> Data extract

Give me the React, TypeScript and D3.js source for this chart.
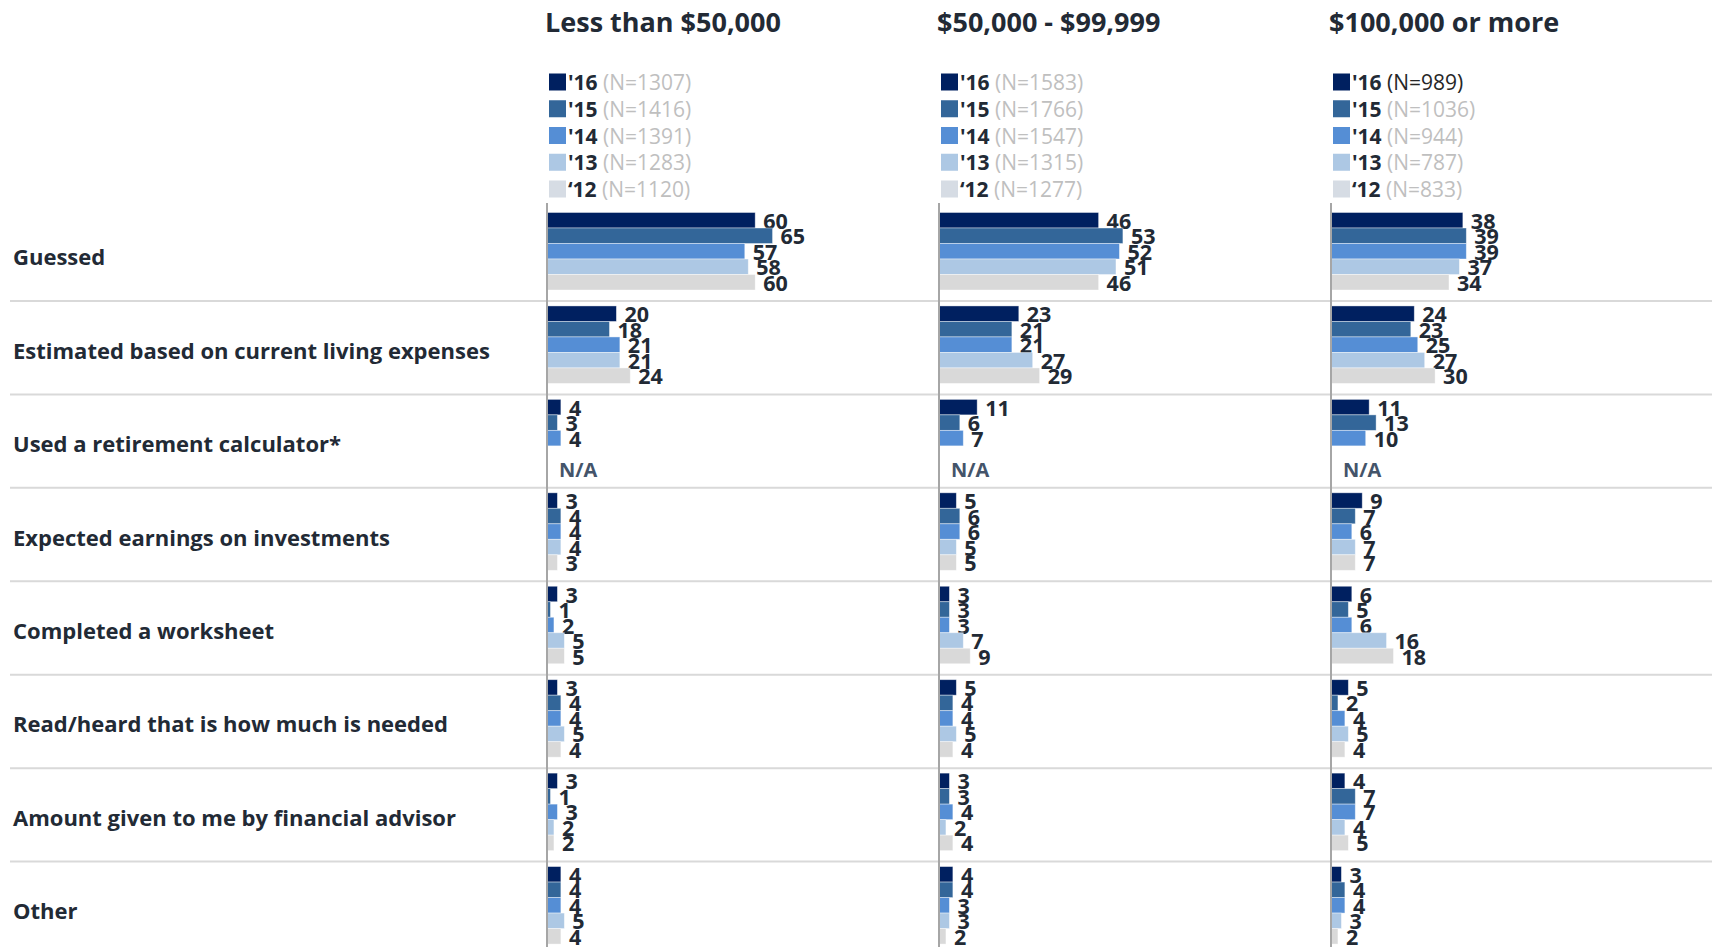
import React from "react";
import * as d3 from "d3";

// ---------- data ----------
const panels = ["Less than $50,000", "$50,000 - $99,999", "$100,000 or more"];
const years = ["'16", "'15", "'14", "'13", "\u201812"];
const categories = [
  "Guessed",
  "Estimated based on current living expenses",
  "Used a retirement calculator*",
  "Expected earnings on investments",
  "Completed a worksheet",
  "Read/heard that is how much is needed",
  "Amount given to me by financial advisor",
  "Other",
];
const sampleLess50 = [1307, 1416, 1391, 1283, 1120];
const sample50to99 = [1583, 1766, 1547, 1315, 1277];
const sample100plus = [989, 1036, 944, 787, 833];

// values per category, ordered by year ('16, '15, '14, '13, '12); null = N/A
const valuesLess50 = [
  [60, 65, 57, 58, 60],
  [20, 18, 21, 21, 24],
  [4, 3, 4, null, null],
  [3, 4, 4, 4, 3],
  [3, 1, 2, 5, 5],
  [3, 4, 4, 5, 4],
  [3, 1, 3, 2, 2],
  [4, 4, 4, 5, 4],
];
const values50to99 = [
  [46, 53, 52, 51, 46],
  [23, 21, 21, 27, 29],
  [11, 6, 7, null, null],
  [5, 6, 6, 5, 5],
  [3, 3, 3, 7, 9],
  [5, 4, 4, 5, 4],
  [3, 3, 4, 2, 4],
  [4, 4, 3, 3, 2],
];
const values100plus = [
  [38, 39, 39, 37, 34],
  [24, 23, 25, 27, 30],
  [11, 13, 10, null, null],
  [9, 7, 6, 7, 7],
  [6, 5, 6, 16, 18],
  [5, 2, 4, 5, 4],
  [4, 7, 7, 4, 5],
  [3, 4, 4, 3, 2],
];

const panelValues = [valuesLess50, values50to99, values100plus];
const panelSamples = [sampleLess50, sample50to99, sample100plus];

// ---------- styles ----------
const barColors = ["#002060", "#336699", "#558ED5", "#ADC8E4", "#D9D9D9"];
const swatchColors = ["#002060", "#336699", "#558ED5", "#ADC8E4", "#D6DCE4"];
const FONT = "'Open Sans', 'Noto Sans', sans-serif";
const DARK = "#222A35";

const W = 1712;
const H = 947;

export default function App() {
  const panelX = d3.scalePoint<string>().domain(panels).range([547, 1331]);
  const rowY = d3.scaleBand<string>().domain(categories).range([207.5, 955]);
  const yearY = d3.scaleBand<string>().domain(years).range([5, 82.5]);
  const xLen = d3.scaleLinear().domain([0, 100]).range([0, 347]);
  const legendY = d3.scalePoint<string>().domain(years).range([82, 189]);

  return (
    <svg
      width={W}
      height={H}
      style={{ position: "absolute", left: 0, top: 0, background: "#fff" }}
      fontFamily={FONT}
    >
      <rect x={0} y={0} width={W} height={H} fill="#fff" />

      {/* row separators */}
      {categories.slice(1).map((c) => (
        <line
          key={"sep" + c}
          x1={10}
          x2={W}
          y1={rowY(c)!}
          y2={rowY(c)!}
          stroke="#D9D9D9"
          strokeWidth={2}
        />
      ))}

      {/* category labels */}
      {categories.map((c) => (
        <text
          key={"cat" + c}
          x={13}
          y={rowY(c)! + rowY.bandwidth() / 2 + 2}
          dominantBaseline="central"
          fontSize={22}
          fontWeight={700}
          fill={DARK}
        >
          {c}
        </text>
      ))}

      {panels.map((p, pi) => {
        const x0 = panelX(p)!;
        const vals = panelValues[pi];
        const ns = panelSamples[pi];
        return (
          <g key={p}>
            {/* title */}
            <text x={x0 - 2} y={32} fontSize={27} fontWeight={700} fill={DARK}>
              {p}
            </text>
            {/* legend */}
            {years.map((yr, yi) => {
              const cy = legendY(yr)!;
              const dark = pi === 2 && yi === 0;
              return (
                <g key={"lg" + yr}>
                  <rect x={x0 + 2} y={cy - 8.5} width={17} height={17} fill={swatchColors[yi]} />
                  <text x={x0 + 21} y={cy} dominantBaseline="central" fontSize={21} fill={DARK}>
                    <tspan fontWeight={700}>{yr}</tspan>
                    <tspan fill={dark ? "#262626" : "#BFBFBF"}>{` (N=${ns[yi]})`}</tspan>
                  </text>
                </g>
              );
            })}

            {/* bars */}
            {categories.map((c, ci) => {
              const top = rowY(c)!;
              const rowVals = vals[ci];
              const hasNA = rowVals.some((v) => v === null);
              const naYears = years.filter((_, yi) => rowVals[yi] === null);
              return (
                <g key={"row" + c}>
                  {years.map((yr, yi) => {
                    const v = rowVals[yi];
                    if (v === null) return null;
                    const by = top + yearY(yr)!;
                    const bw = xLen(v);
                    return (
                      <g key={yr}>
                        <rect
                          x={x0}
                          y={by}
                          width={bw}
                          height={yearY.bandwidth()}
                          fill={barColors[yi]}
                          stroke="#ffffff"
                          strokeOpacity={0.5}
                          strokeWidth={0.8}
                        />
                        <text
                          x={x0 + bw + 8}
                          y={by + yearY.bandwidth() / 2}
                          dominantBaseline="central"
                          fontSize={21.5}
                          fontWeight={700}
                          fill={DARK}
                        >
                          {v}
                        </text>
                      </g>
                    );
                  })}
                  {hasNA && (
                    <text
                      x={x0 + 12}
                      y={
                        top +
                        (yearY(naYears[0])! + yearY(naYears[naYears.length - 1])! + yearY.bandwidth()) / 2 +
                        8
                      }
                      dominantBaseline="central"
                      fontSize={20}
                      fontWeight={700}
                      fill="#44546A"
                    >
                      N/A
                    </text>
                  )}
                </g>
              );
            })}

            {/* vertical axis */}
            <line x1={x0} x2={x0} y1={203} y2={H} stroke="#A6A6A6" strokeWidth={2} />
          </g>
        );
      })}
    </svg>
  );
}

> What the exercise asks
Reproduce the material in full, word for word, and omit the pictures.

> Solution to this task
Give me the React, TypeScript and D3.js source for this chart.
import React from "react";
import * as d3 from "d3";

// ---------- data ----------
const panels = ["Less than $50,000", "$50,000 - $99,999", "$100,000 or more"];
const years = ["'16", "'15", "'14", "'13", "\u201812"];
const categories = [
  "Guessed",
  "Estimated based on current living expenses",
  "Used a retirement calculator*",
  "Expected earnings on investments",
  "Completed a worksheet",
  "Read/heard that is how much is needed",
  "Amount given to me by financial advisor",
  "Other",
];
const sampleLess50 = [1307, 1416, 1391, 1283, 1120];
const sample50to99 = [1583, 1766, 1547, 1315, 1277];
const sample100plus = [989, 1036, 944, 787, 833];

// values per category, ordered by year ('16, '15, '14, '13, '12); null = N/A
const valuesLess50 = [
  [60, 65, 57, 58, 60],
  [20, 18, 21, 21, 24],
  [4, 3, 4, null, null],
  [3, 4, 4, 4, 3],
  [3, 1, 2, 5, 5],
  [3, 4, 4, 5, 4],
  [3, 1, 3, 2, 2],
  [4, 4, 4, 5, 4],
];
const values50to99 = [
  [46, 53, 52, 51, 46],
  [23, 21, 21, 27, 29],
  [11, 6, 7, null, null],
  [5, 6, 6, 5, 5],
  [3, 3, 3, 7, 9],
  [5, 4, 4, 5, 4],
  [3, 3, 4, 2, 4],
  [4, 4, 3, 3, 2],
];
const values100plus = [
  [38, 39, 39, 37, 34],
  [24, 23, 25, 27, 30],
  [11, 13, 10, null, null],
  [9, 7, 6, 7, 7],
  [6, 5, 6, 16, 18],
  [5, 2, 4, 5, 4],
  [4, 7, 7, 4, 5],
  [3, 4, 4, 3, 2],
];

const panelValues = [valuesLess50, values50to99, values100plus];
const panelSamples = [sampleLess50, sample50to99, sample100plus];

// ---------- styles ----------
const barColors = ["#002060", "#336699", "#558ED5", "#ADC8E4", "#D9D9D9"];
const swatchColors = ["#002060", "#336699", "#558ED5", "#ADC8E4", "#D6DCE4"];
const FONT = "'Open Sans', 'Noto Sans', sans-serif";
const DARK = "#222A35";

const W = 1712;
const H = 947;

export default function App() {
  const panelX = d3.scalePoint<string>().domain(panels).range([547, 1331]);
  const rowY = d3.scaleBand<string>().domain(categories).range([207.5, 955]);
  const yearY = d3.scaleBand<string>().domain(years).range([5, 82.5]);
  const xLen = d3.scaleLinear().domain([0, 100]).range([0, 347]);
  const legendY = d3.scalePoint<string>().domain(years).range([82, 189]);

  return (
    <svg
      width={W}
      height={H}
      style={{ position: "absolute", left: 0, top: 0, background: "#fff" }}
      fontFamily={FONT}
    >
      <rect x={0} y={0} width={W} height={H} fill="#fff" />

      {/* row separators */}
      {categories.slice(1).map((c) => (
        <line
          key={"sep" + c}
          x1={10}
          x2={W}
          y1={rowY(c)!}
          y2={rowY(c)!}
          stroke="#D9D9D9"
          strokeWidth={2}
        />
      ))}

      {/* category labels */}
      {categories.map((c) => (
        <text
          key={"cat" + c}
          x={13}
          y={rowY(c)! + rowY.bandwidth() / 2 + 2}
          dominantBaseline="central"
          fontSize={22}
          fontWeight={700}
          fill={DARK}
        >
          {c}
        </text>
      ))}

      {panels.map((p, pi) => {
        const x0 = panelX(p)!;
        const vals = panelValues[pi];
        const ns = panelSamples[pi];
        return (
          <g key={p}>
            {/* title */}
            <text x={x0 - 2} y={32} fontSize={27} fontWeight={700} fill={DARK}>
              {p}
            </text>
            {/* legend */}
            {years.map((yr, yi) => {
              const cy = legendY(yr)!;
              const dark = pi === 2 && yi === 0;
              return (
                <g key={"lg" + yr}>
                  <rect x={x0 + 2} y={cy - 8.5} width={17} height={17} fill={swatchColors[yi]} />
                  <text x={x0 + 21} y={cy} dominantBaseline="central" fontSize={21} fill={DARK}>
                    <tspan fontWeight={700}>{yr}</tspan>
                    <tspan fill={dark ? "#262626" : "#BFBFBF"}>{` (N=${ns[yi]})`}</tspan>
                  </text>
                </g>
              );
            })}

            {/* bars */}
            {categories.map((c, ci) => {
              const top = rowY(c)!;
              const rowVals = vals[ci];
              const hasNA = rowVals.some((v) => v === null);
              const naYears = years.filter((_, yi) => rowVals[yi] === null);
              return (
                <g key={"row" + c}>
                  {years.map((yr, yi) => {
                    const v = rowVals[yi];
                    if (v === null) return null;
                    const by = top + yearY(yr)!;
                    const bw = xLen(v);
                    return (
                      <g key={yr}>
                        <rect
                          x={x0}
                          y={by}
                          width={bw}
                          height={yearY.bandwidth()}
                          fill={barColors[yi]}
                          stroke="#ffffff"
                          strokeOpacity={0.5}
                          strokeWidth={0.8}
                        />
                        <text
                          x={x0 + bw + 8}
                          y={by + yearY.bandwidth() / 2}
                          dominantBaseline="central"
                          fontSize={21.5}
                          fontWeight={700}
                          fill={DARK}
                        >
                          {v}
                        </text>
                      </g>
                    );
                  })}
                  {hasNA && (
                    <text
                      x={x0 + 12}
                      y={
                        top +
                        (yearY(naYears[0])! + yearY(naYears[naYears.length - 1])! + yearY.bandwidth()) / 2 +
                        8
                      }
                      dominantBaseline="central"
                      fontSize={20}
                      fontWeight={700}
                      fill="#44546A"
                    >
                      N/A
                    </text>
                  )}
                </g>
              );
            })}

            {/* vertical axis */}
            <line x1={x0} x2={x0} y1={203} y2={H} stroke="#A6A6A6" strokeWidth={2} />
          </g>
        );
      })}
    </svg>
  );
}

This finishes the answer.